Как всякий «средний редактор», Руднев постоянно чего-нибудь да боится: что обидится другой поэт, не попавший в подборку, что «новые стихи» трудно понять, что в цветаевской прозе читателю будут скучны подробности, например о матери Волошина («Живое о живом»). Что фигура историка Иловайского недостаточно крупна («Дом у Старого Пимена»), что богобоязненного читателя оскорбит концовка цветаевского «Черта», что на «Пленный дух» обидится Любовь Дмитриевна Блок…
И вот Цветаевой приходится выслушивать советы и соображения Руднева, о чем и о ком ей лучше писать. И терпеливо пояснять ему правомерность своих стилевых особенностей. И всякий раз скрупулезно подсчитывать количество печатных знаков. Готовая рукопись почти никогда не совпадает с заранее выделенным редакцией объемом, и приходится постоянно сражаться со страстью редактора выбрасывать «лишнее».
Естественно, что понятия «лишнего» у Руднева и Цветаевой расходятся.

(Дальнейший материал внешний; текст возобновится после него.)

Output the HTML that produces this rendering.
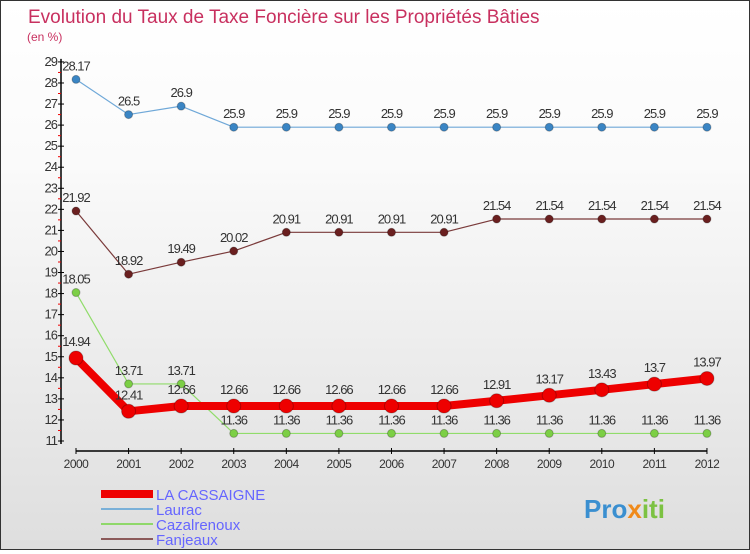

И когда рукопись в очередной раз превышает на несколько страничек заданный объем — тяжелых объяснений не избежать. Тогда Марина Ивановна предлагает не оплачивать ей «лишних» страниц; пытается растолковать, что тот или иной эпизод — не прихоть, что он «работает» на характеристику главного образа, что рукопись «уже сокращена, и силой большей, чем редакторская: силой внутренней необходимости, художественного чутья».
Литературно воспитать своих редакторов ей, конечно, не удается. И если Руднев временами все же отступает, то скорее из некоторого страха перед цветаевским напором. Но самой Цветаевой эта необходимость постоянно отстаивать свои позиции — с трудом соблюдая меру между вежливостью и твердой настойчивостью — обходится не в пример дороже. Всякий раз ей надо перебороть прежде всего себя.
Ибо единственное, чего ей в этих случаях хочется, — забрать рукопись из редакции немедленно.
«Я не могу писать так, как нравится Рудневу или Милюкову! Они мне сами не нравятся!» — вырывается в одном из цветаевских писем. Но выбора нет: нет других «площадок» для публикаций. Нет ренты, нет мецената или просто хорошо зарабатывающего мужа. Есть только неумолимые сроки платежей — за квартиру, за школу…
Одно из наиболее резких писем к Рудневу относится ко времени, когда шла корректура «Дома у Старого Пимена» — то есть к декабрю 1933 года:
«…Я слишком долго, страстно и подробно работала над Старым Пименом, чтобы идти на какие бы то ни было сокращения. Проза поэта — другая работа, чем проза прозаика, в ней единица усилий (усердия) — не фраза, а слово, и даже часто — слог. Это Вам подтвердят мои черновики, и это Вам подтвердит каждый поэт. И каждый серьезный критик: Ходасевич, например, если Вы ему верите.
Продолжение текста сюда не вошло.